STATED EXERCISE:
Quote the entries in full, character for character, without their images.

--- Start ---

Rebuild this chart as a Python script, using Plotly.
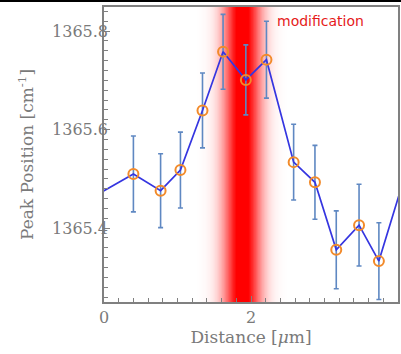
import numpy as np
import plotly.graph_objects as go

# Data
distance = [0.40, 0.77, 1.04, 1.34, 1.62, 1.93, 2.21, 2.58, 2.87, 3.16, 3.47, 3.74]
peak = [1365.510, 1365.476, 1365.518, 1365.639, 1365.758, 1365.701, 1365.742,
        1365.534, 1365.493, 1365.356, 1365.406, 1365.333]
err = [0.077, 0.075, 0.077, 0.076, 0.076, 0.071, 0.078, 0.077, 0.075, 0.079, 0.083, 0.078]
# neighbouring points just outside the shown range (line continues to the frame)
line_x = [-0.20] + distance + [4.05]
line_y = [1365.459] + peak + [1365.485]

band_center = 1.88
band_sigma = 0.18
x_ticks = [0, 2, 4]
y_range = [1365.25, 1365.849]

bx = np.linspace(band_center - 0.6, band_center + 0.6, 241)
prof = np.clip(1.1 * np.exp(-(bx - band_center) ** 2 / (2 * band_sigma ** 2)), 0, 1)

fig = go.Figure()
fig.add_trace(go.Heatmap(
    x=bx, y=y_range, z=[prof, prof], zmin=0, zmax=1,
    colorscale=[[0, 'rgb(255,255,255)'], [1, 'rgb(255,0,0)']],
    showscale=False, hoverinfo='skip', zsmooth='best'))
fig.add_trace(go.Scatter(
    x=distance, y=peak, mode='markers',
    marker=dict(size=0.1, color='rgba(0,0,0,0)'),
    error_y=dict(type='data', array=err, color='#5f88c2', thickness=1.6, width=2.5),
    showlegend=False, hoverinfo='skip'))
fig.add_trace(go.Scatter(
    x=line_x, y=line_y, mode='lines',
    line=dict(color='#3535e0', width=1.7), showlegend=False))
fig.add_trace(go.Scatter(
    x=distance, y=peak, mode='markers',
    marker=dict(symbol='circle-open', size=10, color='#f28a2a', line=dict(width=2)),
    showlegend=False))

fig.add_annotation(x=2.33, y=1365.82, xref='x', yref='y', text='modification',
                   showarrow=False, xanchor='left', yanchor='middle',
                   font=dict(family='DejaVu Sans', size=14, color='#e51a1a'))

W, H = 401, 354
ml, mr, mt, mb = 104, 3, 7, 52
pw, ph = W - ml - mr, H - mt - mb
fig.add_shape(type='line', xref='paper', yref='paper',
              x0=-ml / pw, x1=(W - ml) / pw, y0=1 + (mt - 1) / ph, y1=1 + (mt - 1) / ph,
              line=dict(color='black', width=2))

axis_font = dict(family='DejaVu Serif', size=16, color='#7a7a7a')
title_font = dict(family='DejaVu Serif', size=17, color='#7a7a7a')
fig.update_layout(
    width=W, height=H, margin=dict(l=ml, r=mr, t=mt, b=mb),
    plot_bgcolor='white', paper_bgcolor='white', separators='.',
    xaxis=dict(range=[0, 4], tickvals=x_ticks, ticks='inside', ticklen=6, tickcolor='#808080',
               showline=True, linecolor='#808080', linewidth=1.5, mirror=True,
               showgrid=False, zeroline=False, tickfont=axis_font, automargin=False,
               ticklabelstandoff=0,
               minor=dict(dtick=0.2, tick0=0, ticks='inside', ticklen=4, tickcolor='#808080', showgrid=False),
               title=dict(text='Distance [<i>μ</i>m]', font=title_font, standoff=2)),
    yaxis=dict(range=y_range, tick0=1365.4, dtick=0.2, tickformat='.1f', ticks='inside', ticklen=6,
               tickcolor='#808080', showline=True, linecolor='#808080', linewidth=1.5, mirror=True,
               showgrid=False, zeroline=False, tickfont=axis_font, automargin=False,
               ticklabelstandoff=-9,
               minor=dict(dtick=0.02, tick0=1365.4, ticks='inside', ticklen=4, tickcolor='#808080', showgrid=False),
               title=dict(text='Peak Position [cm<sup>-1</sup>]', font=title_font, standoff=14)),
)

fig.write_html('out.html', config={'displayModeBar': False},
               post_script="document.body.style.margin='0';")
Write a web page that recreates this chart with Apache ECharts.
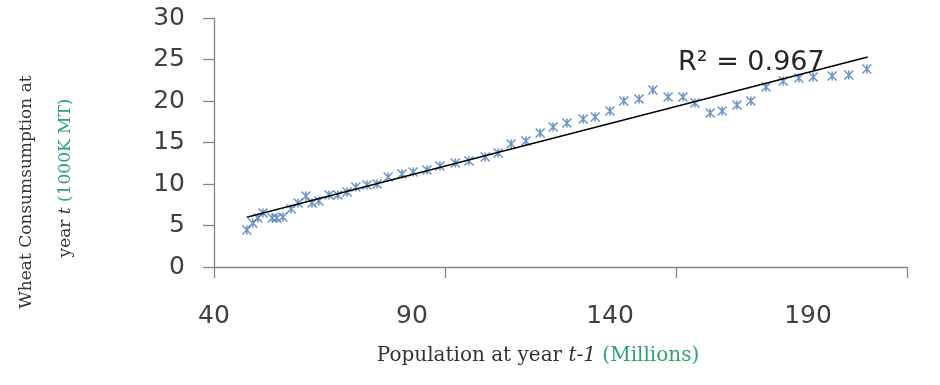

--- End ---

THE RESULT:
Rebuild this chart as a Python script, using Plotly.
import numpy as np
import plotly.graph_objects as go

# Data
distance = [0.40, 0.77, 1.04, 1.34, 1.62, 1.93, 2.21, 2.58, 2.87, 3.16, 3.47, 3.74]
peak = [1365.510, 1365.476, 1365.518, 1365.639, 1365.758, 1365.701, 1365.742,
        1365.534, 1365.493, 1365.356, 1365.406, 1365.333]
err = [0.077, 0.075, 0.077, 0.076, 0.076, 0.071, 0.078, 0.077, 0.075, 0.079, 0.083, 0.078]
# neighbouring points just outside the shown range (line continues to the frame)
line_x = [-0.20] + distance + [4.05]
line_y = [1365.459] + peak + [1365.485]

band_center = 1.88
band_sigma = 0.18
x_ticks = [0, 2, 4]
y_range = [1365.25, 1365.849]

bx = np.linspace(band_center - 0.6, band_center + 0.6, 241)
prof = np.clip(1.1 * np.exp(-(bx - band_center) ** 2 / (2 * band_sigma ** 2)), 0, 1)

fig = go.Figure()
fig.add_trace(go.Heatmap(
    x=bx, y=y_range, z=[prof, prof], zmin=0, zmax=1,
    colorscale=[[0, 'rgb(255,255,255)'], [1, 'rgb(255,0,0)']],
    showscale=False, hoverinfo='skip', zsmooth='best'))
fig.add_trace(go.Scatter(
    x=distance, y=peak, mode='markers',
    marker=dict(size=0.1, color='rgba(0,0,0,0)'),
    error_y=dict(type='data', array=err, color='#5f88c2', thickness=1.6, width=2.5),
    showlegend=False, hoverinfo='skip'))
fig.add_trace(go.Scatter(
    x=line_x, y=line_y, mode='lines',
    line=dict(color='#3535e0', width=1.7), showlegend=False))
fig.add_trace(go.Scatter(
    x=distance, y=peak, mode='markers',
    marker=dict(symbol='circle-open', size=10, color='#f28a2a', line=dict(width=2)),
    showlegend=False))

fig.add_annotation(x=2.33, y=1365.82, xref='x', yref='y', text='modification',
                   showarrow=False, xanchor='left', yanchor='middle',
                   font=dict(family='DejaVu Sans', size=14, color='#e51a1a'))

W, H = 401, 354
ml, mr, mt, mb = 104, 3, 7, 52
pw, ph = W - ml - mr, H - mt - mb
fig.add_shape(type='line', xref='paper', yref='paper',
              x0=-ml / pw, x1=(W - ml) / pw, y0=1 + (mt - 1) / ph, y1=1 + (mt - 1) / ph,
              line=dict(color='black', width=2))

axis_font = dict(family='DejaVu Serif', size=16, color='#7a7a7a')
title_font = dict(family='DejaVu Serif', size=17, color='#7a7a7a')
fig.update_layout(
    width=W, height=H, margin=dict(l=ml, r=mr, t=mt, b=mb),
    plot_bgcolor='white', paper_bgcolor='white', separators='.',
    xaxis=dict(range=[0, 4], tickvals=x_ticks, ticks='inside', ticklen=6, tickcolor='#808080',
               showline=True, linecolor='#808080', linewidth=1.5, mirror=True,
               showgrid=False, zeroline=False, tickfont=axis_font, automargin=False,
               ticklabelstandoff=0,
               minor=dict(dtick=0.2, tick0=0, ticks='inside', ticklen=4, tickcolor='#808080', showgrid=False),
               title=dict(text='Distance [<i>μ</i>m]', font=title_font, standoff=2)),
    yaxis=dict(range=y_range, tick0=1365.4, dtick=0.2, tickformat='.1f', ticks='inside', ticklen=6,
               tickcolor='#808080', showline=True, linecolor='#808080', linewidth=1.5, mirror=True,
               showgrid=False, zeroline=False, tickfont=axis_font, automargin=False,
               ticklabelstandoff=-9,
               minor=dict(dtick=0.02, tick0=1365.4, ticks='inside', ticklen=4, tickcolor='#808080', showgrid=False),
               title=dict(text='Peak Position [cm<sup>-1</sup>]', font=title_font, standoff=14)),
)

fig.write_html('out.html', config={'displayModeBar': False},
               post_script="document.body.style.margin='0';")
Write a web page that recreates this chart with Apache ECharts.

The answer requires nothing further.